Marvin Creamer, a Mariner Who Sailed Like the Ancients, Dies at 104 – The New York Times:
“Under cloud-massed skies, he could divine his location from the color and temperature of the water, the presence of particular birds and insects and even, on one occasion, the song of a squeaky hatch.
Skills like these, he long maintained, had let the master mariners of antiquity answer the seafarer’s ever-present, life-or-death question — Where am I? — and in so doing sail safely round the world.”
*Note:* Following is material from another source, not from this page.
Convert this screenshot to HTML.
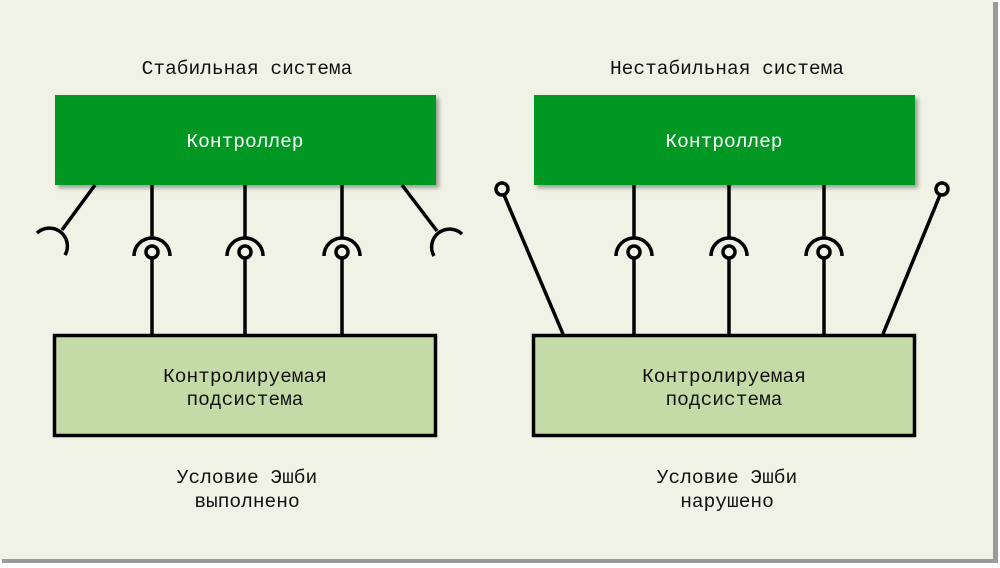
<!DOCTYPE html>
<html><head><meta charset="utf-8"><style>
html,body{margin:0;padding:0;background:#fff;}
svg{display:block}
text{font-family:"Liberation Mono",monospace;font-size:19.5px;}
</style></head><body>
<svg width="1000" height="568" viewBox="0 0 1000 568" xmlns="http://www.w3.org/2000/svg">
<defs>
<filter id="sh" x="-5%" y="-5%" width="115%" height="130%"><feDropShadow dx="3" dy="3" stdDeviation="2" flood-color="#000" flood-opacity="0.35"/></filter>
</defs>
<rect x="0" y="0" width="1000" height="568" fill="#fff"/>
<rect x="2" y="2" width="996" height="561" fill="#9a9a9a"/>
<rect x="0" y="0" width="993" height="559" fill="#eff2e5"/>

<text x="247" y="74" text-anchor="middle" fill="#111">Стабильная система</text>
<text x="727" y="74" text-anchor="middle" fill="#111">Нестабильная система</text>

<rect x="55" y="95" width="381" height="90" fill="#009820" filter="url(#sh)"/>
<rect x="534" y="95" width="381" height="90" fill="#009820" filter="url(#sh)"/>
<text x="245" y="147" text-anchor="middle" fill="#fff">Контроллер</text>
<text x="724" y="147" text-anchor="middle" fill="#fff">Контроллер</text>

<g stroke="#000" stroke-width="3.5" fill="none">
<g id="s1">
<line x1="152" y1="185" x2="152" y2="237"/>
<path d="M134 256 A18 18 0 0 1 170 256"/>
<circle cx="152" cy="252" r="6"/>
<line x1="152" y1="258" x2="152" y2="334"/>
</g>
<use href="#s1" transform="translate(93,0)"/>
<use href="#s1" transform="translate(190,0)"/>
<use href="#s1" transform="translate(482,0)"/>
<use href="#s1" transform="translate(577,0)"/>
<use href="#s1" transform="translate(672,0)"/>
<line x1="95" y1="185" x2="62" y2="230"/>
<path d="M37 233 A18 18 0 0 1 65 255"/>
<line x1="402" y1="185" x2="437" y2="231"/>
<path d="M462 234 A18 18 0 0 0 434 256"/>
<circle cx="502" cy="189" r="6"/>
<line x1="504" y1="195" x2="563" y2="334"/>
<circle cx="942" cy="189" r="6"/>
<line x1="940" y1="195" x2="883" y2="334"/>
</g>

<rect x="54.5" y="335.5" width="381" height="100" fill="#c4dba8" stroke="#000" stroke-width="3.5"/>
<rect x="533.5" y="335.5" width="381" height="100" fill="#c4dba8" stroke="#000" stroke-width="3.5"/>
<text x="245" y="382" text-anchor="middle" fill="#111">Контролируемая</text>
<text x="245" y="405" text-anchor="middle" fill="#111">подсистема</text>
<text x="724" y="382" text-anchor="middle" fill="#111">Контролируемая</text>
<text x="724" y="405" text-anchor="middle" fill="#111">подсистема</text>

<text x="247" y="483" text-anchor="middle" fill="#111">Условие Эшби</text>
<text x="247" y="507" text-anchor="middle" fill="#111">выполнено</text>
<text x="727" y="483" text-anchor="middle" fill="#111">Условие Эшби</text>
<text x="727" y="507" text-anchor="middle" fill="#111">нарушено</text>
</svg>
</body></html>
“It is believed that we rounded the Horn at noon yesterday and have amended our longitude accordingly. We were not able to sight any landmarks so have based our conclusion on (1) the presence of an extremely cold north wind of relatively short duration, and (2) the change of water color from blue to a fairly dark, transparent green to a lighter, less transparent green and back to a quite dark transparent green as we proceeded from west to east at an estimated latitude of 56°55’.”
On one occasion they sat, becalmed, bothered and bewildered, until his geographer’s ears came to their aid. As the wind started up again, a crew member happened to open a hatch. It emitted a loud squeak.
That sound told Professor Creamer unequivocally in which direction the boat was facing: Only dry air from the Antarctic, he knew, would have caused it. Moist air from the opposite direction would have lubricated the hatch, yielding a more congenial noise.
On May 13, 1984, as the Globe Star negotiated the Atlantic, the crew received a visit from a housefly. They recognized it at once as a humble emissary from land. Sure enough, they arrived back at Cape May four days later.